Mathilde had profited from the absence of the Italian ballerinas to make her mark on the St Petersburg stage and in the autumn of 1893 she was promoted to Prima Ballerina at a salary of 3,000 roubles.29 Several times the Tsarevich’s diary mentioned watching ‘a marvellous Sleeping Beauty’ danced by Kschessinska. ‘Scandals and clashes with other artists became normal’ for Mathilde30 as her influence grew.
Then, towards the end of 1893, the Italian Pierina Legnani was appointed Prima Ballerina assoluta at the Maryinsky Theatre. At her debut in Cinderella she caused a sensation by turning thirty-two fouettés (throwing one leg to the side and whipping it round while turning) on one spot. This step, taught at the school in Milan, left the Russians stunned.
The Italians were real virtuosos. ‘Their tours, their pirouettes, their fouettés, were all superior to our own,’ recalled Nicolai Legat. ‘Their manners … often lacked grace; the
irs was a school of “tours de force’‘; taste was sacrificed to effect a dexterity.’31 Nevertheless, they proved technically superior to the Russians.
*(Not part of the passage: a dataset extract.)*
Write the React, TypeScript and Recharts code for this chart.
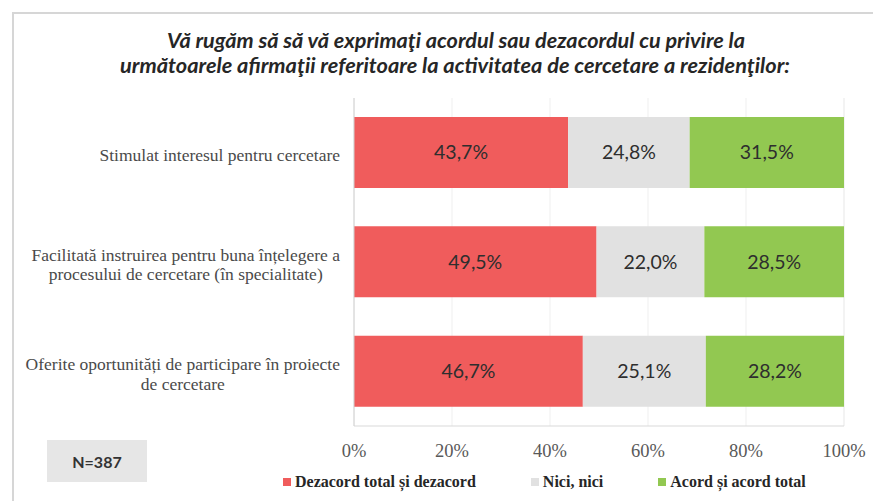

Legnani was the first serious competition Mathilde had encountered in her rise to the top, and she was jealous. The race was now on among the Russian ballerinas to learn the Italian ‘tricks’. Most soon mastered the art of keeping the head turned towards the audience during pirouettes (a turn on one leg with the supporting leg kept straight), but performing thirty-two fouettés was a different matter.
Mathilde and the other Russian dancers flocked to Cecchetti’s studio but, try as they might, they were unable to master the secret. Finally, Nicolai Legat was asked to partner Legnani when Pavel Gerdt was ill. They soon became friends and often danced together. As they practised, Legat observed how Legnani held her body and flicked her head around as she turned. He passed the secret to Mathilde. At her first effort she was able to turn a dozen times. Then, working systematically with Legat, she mastered the full thirty-two. Soon afterwards Mathilde Kschessinska became the first Russian ballerina to perform thirty-two fouettés on the stage of the Maryinsky Theatre. The audience went wild in a display of patriotic rejoicing, and the ovation did not subside until Mathilde, with perfect aplomb, coolly gave an encore. She was thrilled. ‘And on the following morning,’ recorded Legat, ‘I received the gift of a gold cigar-case and a note of grateful thanks from a certain very exalted personage.’32 When Legat was promoted to Soloist to His Imperial Majesty in 1896 it was widely attributed to the influence of Mathilde in gratitude for his excellent partnering and for teaching her the thirty-two fouettés.